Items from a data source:
■ ■ ■ ■ ■
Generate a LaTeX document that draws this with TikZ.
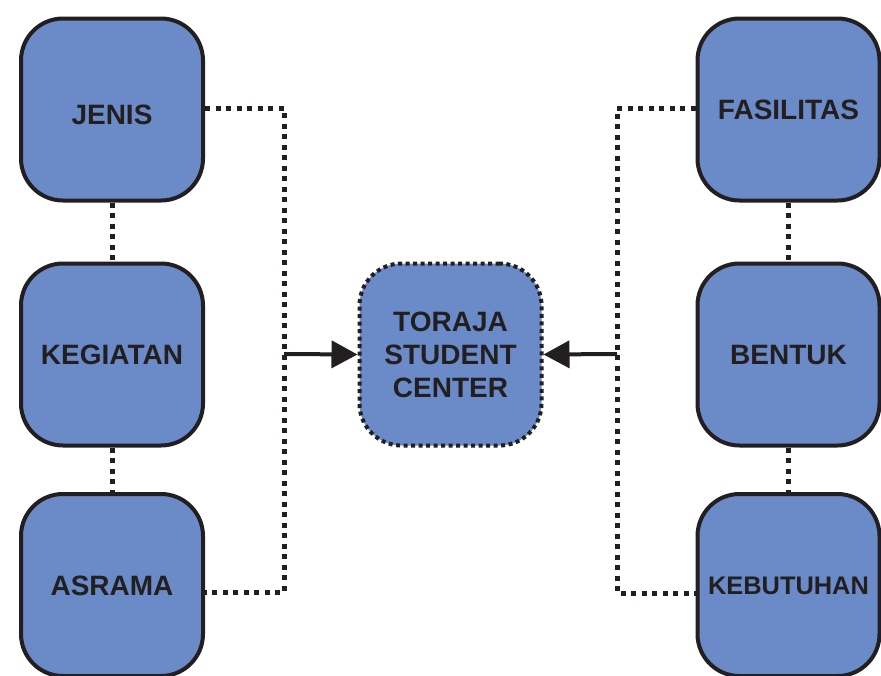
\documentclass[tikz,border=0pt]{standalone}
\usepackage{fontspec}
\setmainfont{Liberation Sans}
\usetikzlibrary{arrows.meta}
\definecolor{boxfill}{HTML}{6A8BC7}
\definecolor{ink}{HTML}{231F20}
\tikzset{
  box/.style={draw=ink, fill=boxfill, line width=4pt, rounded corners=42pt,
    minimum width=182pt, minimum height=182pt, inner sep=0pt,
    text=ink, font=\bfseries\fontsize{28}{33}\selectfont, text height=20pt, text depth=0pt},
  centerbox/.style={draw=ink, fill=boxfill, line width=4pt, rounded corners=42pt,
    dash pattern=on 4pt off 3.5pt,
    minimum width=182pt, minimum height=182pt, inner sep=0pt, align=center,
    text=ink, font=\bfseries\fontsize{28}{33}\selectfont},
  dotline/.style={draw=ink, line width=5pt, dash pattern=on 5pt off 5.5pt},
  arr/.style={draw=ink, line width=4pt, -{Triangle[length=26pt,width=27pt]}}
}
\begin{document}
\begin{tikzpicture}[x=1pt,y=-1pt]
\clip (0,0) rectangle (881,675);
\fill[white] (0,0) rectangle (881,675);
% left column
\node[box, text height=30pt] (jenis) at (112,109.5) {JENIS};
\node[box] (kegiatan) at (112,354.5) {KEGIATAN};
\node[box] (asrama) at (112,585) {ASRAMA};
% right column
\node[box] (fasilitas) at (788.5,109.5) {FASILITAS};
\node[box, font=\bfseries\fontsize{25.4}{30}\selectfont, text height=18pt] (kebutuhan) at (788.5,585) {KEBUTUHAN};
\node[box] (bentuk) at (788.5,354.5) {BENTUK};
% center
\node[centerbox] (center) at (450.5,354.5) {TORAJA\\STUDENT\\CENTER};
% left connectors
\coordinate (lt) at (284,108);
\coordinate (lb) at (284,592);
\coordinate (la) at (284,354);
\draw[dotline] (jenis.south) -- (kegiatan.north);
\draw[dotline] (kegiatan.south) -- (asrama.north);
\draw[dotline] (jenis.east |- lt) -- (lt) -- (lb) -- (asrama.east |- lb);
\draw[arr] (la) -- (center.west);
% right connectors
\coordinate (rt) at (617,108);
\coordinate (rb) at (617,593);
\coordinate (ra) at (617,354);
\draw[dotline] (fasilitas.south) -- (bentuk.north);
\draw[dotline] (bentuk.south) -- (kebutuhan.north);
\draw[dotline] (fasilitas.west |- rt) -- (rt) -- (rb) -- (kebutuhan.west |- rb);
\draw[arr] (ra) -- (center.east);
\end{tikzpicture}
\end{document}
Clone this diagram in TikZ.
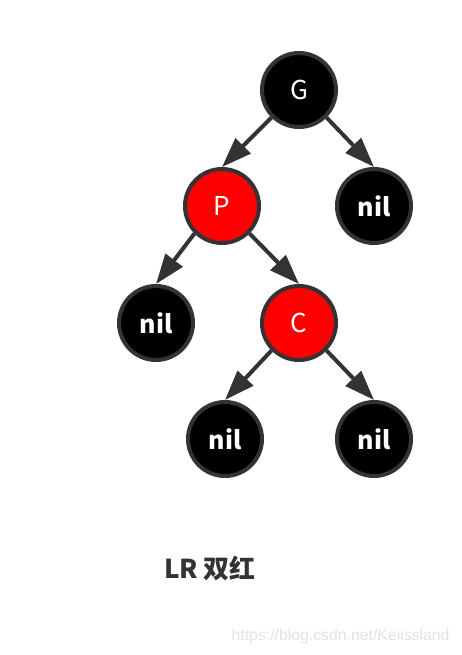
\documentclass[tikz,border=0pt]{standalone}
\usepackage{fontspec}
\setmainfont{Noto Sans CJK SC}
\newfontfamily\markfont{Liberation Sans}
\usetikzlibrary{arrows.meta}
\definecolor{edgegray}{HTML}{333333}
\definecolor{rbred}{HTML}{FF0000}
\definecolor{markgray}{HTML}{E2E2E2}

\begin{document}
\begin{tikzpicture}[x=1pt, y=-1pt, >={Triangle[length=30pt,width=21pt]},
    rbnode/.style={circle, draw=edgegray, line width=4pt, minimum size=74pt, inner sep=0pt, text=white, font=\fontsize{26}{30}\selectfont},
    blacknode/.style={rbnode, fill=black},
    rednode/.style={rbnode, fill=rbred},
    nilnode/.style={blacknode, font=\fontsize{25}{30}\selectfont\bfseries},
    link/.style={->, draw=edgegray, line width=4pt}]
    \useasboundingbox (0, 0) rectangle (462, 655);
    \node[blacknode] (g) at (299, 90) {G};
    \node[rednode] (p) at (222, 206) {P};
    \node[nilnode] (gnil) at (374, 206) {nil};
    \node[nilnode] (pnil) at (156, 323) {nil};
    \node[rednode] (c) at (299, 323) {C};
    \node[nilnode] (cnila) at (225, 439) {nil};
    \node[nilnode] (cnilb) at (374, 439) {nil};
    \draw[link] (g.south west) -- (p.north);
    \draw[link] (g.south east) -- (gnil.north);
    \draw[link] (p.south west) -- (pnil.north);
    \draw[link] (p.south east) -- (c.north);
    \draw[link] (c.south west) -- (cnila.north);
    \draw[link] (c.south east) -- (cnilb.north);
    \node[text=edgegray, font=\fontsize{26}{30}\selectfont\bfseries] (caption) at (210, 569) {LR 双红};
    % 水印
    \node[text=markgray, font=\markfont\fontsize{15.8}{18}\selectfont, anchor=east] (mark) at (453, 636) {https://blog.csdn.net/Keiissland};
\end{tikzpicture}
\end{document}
■ ■ ■ ■ ■
* TASK DETAILS:
Using the material above, copy every line in which the string "this" occurs.

* RESULT BELOW:
Generate a LaTeX document that draws this with TikZ.
Clone this diagram in TikZ.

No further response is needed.